Non sbuca dal nulla Mirel Wagner, 26enne cantautrice di origine etiope adottata da una famiglia finlandese subito dopo la nascita. I più attenti non si erano lasciati sfuggire l’omonimo debutto del 2011, una delle cose più intense ascoltate dai tempi della prima Cat Power. Non se l’è fatto scappare la Sub Pop, che ha immediatamente proposto all’artista di lavorare con più calma e mezzi al secondo disco, curandone ora la distribuzione mondiale (vinile, cd e download usciranno l’11 di agosto). Wagner ha preferito lavorare laddove si sente più a suo agio, nei dintorni di casa, registrando col fido produttore Vladislav Delay al Shark Reef Studio di Hailuoto, con l’aggiunta di impercettibili arrangiamenti curati del celebre compositore Craig Armstrong in appena un paio di brani.

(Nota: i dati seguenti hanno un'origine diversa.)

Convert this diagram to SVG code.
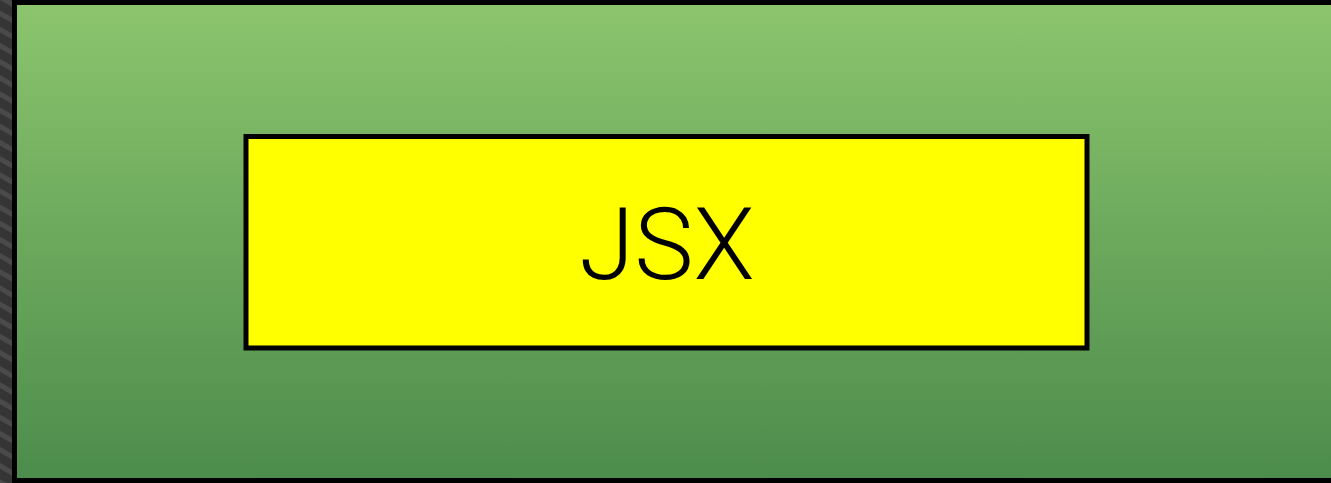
<svg xmlns="http://www.w3.org/2000/svg" width="1331" height="483" viewBox="0 0 1331 483">
<defs>
<linearGradient id="g" x1="0" y1="0" x2="0" y2="1">
<stop offset="0" stop-color="#8cc56d"/>
<stop offset="1" stop-color="#4c8c4c"/>
</linearGradient>
<pattern id="stripes" width="14" height="14" patternUnits="userSpaceOnUse" patternTransform="rotate(-60)">
<rect width="14" height="14" fill="#353535"/>
<rect width="5" height="14" fill="#4a4a4a"/>
</pattern>
<style>
.box{stroke:#000;stroke-width:5}
.lbl{font-family:Roboto,"Helvetica Neue","Liberation Sans",sans-serif;font-weight:300;font-size:100px;fill:#000}
</style>
</defs>
<rect x="0" y="0" width="14" height="483" fill="url(#stripes)"/>
<g id="outer">
<rect class="box" x="14.5" y="2.5" width="1330" height="478" fill="url(#g)"/>
</g>
<g id="jsx">
<rect class="box" x="246" y="136.5" width="841" height="211.5" fill="#ffff00"/>
<text class="lbl" x="667" y="279" text-anchor="middle">JSX</text>
</g>
<g id="connectors"/>
</svg>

Per la verità non le serve molto altro: la voce e l’arpeggio della sua chitarra acustica sono sufficienti a creare un pathos immediato, che lascia l’ascoltatore col fiato sospeso seguendo la lenta e solenne liturgia con cui la giovane Mirel declama ogni singola sillaba (o numero, come nell’iniziale 1,2,3,4), quasi a soppesare l’aura delle parole scelte, ancora prima di affidarle a una melodia. Scarna e coraggiosa nei testi e nelle atmosfere, asciutta come una Jason Molina al femminile, Wagner disegna gli scenari oscuri del suo folk-blues in controluce (The Dirt), spesso in una penombra macabra e senza cornici vitali (Oak Tree, The Devil’s Tongue) con un approccio che appare distaccato e al contempo partecipe, forse a ricordare che non sempre basta il calore di una famiglia a metterti al riparo dai morsi della solitudine interiore (In My Father’s House). Una dopo l’altra, le canzoni di When the Cellar Children See the Light of Day si dipanano in un insieme coeso, dalla potenza catartica impressionante, capace di rievocare in un unicum l’isolamento nel quale sono state composte (Dreamt Of a Wave) e il freddo nordico di cui si è volutamente circondata, alla rierca dell’atto essenziale, senza nemmeno il comfort di un calorifero.
A far da contrasto ad argomenti in cui la morte grava in tutti i suoi aspetti, il calore delle immagini dolcemente serene, sgorgate con naturalezza nella ninnananna conclusiva, visione onirica di un’anima trasparente e matura (Goodnight). Contraddizioni portate al canto con voce sempre bassa e ferma, un timbro che può ricordare i momenti più riflessivi di Nina Simone o quelli più dolorosi di Patti Smith, e che talvolta si trasfigura perfino nell’approccio dolente dell’ultimo Johnny Cash (Ellipsis).
Album diretto e lacerante, “nero come il cielo di una notte senza luna”, riesce tuttavia a proiettare l’intensa luce di una stella che, siamo certi, brillerà per molto tempo nel firmamento della canzone d’autore.